=== Data in this exercise ===

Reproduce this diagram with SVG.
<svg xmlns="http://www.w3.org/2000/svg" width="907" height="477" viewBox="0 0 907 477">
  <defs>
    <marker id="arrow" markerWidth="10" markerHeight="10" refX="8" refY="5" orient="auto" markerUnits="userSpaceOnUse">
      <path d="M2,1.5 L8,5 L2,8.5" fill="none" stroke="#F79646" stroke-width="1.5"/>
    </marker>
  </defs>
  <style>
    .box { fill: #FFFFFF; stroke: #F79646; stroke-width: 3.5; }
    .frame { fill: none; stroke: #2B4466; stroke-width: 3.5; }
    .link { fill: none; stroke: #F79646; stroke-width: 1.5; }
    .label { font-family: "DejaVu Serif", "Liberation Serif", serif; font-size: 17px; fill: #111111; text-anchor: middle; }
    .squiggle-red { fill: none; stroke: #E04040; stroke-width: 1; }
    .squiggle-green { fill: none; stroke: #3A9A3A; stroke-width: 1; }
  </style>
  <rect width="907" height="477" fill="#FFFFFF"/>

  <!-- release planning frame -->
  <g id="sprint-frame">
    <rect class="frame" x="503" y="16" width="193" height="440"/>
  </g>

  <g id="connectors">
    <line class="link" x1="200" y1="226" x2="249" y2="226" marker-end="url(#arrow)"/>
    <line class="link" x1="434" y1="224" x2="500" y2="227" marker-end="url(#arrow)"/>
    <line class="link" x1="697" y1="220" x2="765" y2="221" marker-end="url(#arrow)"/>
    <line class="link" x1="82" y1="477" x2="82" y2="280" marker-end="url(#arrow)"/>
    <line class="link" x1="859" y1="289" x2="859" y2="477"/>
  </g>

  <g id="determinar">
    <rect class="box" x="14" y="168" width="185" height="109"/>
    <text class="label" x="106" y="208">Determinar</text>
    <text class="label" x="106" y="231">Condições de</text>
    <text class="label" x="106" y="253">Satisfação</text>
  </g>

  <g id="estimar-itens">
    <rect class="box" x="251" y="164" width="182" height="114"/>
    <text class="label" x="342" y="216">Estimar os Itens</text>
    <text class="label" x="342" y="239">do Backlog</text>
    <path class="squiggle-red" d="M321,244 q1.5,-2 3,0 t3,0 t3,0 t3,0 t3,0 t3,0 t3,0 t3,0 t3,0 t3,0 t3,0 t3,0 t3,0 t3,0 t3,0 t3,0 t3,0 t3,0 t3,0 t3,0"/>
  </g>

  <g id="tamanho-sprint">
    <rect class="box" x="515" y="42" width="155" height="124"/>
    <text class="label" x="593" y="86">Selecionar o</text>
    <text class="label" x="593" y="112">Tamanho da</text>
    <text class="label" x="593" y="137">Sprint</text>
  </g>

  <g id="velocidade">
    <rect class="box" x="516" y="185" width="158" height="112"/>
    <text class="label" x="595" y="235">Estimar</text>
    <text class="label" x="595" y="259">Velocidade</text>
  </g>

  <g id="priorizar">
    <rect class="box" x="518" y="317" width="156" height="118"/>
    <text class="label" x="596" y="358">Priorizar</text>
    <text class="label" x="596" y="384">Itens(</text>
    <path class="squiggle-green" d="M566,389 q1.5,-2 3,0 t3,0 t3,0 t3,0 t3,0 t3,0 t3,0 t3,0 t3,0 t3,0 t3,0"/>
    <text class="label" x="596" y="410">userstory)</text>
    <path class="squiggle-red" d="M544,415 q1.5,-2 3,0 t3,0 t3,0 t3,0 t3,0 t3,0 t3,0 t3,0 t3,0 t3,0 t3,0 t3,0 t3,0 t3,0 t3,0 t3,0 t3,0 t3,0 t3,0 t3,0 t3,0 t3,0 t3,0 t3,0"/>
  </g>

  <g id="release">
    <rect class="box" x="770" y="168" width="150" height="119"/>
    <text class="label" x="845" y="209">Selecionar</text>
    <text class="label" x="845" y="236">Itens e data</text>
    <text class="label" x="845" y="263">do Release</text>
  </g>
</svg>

===
=== Data in this exercise ===

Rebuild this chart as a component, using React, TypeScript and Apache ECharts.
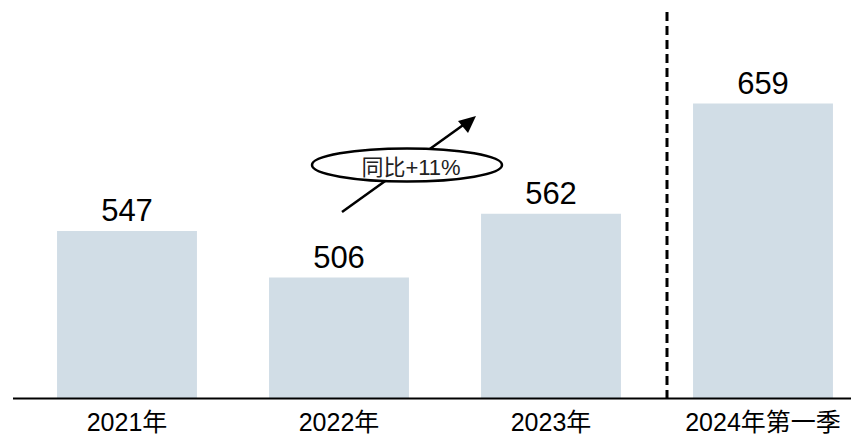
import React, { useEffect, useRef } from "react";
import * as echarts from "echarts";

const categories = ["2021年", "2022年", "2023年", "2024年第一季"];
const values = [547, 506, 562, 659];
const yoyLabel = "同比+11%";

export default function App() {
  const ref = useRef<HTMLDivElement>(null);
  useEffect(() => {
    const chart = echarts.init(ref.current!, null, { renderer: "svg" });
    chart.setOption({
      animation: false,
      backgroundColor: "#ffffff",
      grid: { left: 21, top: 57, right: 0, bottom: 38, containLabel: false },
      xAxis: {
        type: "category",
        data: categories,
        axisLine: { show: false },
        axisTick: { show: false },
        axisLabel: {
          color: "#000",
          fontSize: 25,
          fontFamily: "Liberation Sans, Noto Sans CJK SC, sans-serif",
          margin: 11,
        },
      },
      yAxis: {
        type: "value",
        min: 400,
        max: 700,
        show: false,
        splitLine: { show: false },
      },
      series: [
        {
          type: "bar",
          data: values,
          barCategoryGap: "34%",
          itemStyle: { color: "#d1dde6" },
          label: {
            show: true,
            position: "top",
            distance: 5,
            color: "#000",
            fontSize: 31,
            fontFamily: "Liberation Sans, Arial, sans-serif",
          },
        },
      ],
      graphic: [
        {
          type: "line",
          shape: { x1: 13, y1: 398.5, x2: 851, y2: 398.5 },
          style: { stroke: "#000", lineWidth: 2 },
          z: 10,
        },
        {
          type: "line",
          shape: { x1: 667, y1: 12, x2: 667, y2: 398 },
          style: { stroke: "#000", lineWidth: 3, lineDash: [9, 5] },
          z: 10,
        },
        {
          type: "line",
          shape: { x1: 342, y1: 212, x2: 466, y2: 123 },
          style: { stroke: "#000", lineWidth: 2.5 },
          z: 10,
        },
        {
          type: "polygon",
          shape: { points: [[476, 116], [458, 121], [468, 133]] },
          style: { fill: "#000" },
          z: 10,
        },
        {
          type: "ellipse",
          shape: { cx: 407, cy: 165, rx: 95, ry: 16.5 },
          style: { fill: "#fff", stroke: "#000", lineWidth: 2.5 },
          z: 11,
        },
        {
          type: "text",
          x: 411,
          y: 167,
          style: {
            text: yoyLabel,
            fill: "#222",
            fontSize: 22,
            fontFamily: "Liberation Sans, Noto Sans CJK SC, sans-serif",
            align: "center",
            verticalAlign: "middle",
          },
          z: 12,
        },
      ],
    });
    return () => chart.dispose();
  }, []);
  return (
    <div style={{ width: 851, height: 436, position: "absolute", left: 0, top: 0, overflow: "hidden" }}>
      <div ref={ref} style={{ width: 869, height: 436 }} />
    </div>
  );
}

===
=== Data in this exercise ===

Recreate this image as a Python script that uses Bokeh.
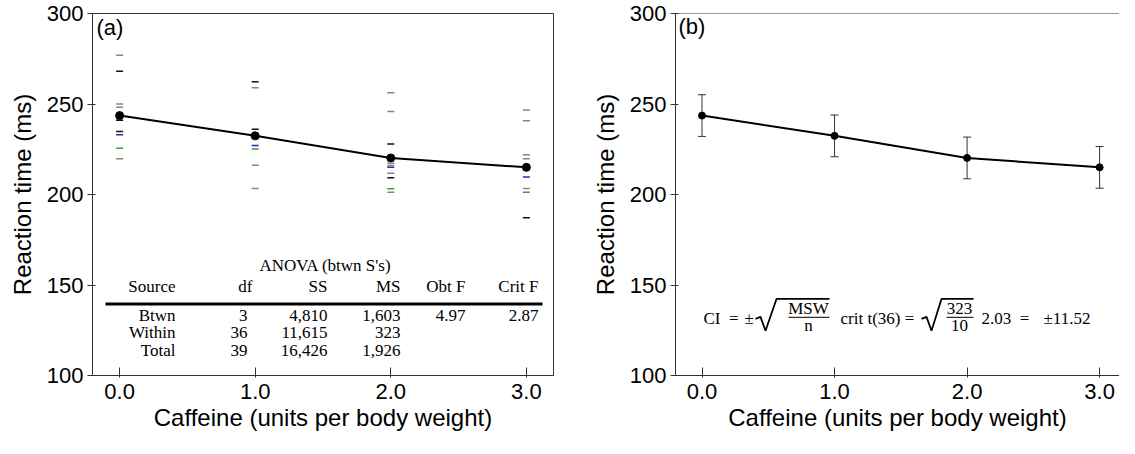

===

Objective: Give again, word for word, only the lines starting at the line with "Rebuild this chart" and ending at the line with "import * as", keeping both end lines; pictures stay out.

Expected answer:
Rebuild this chart as a component, using React, TypeScript and Apache ECharts.
import React, { useEffect, useRef } from "react";
import * as echarts from "echarts";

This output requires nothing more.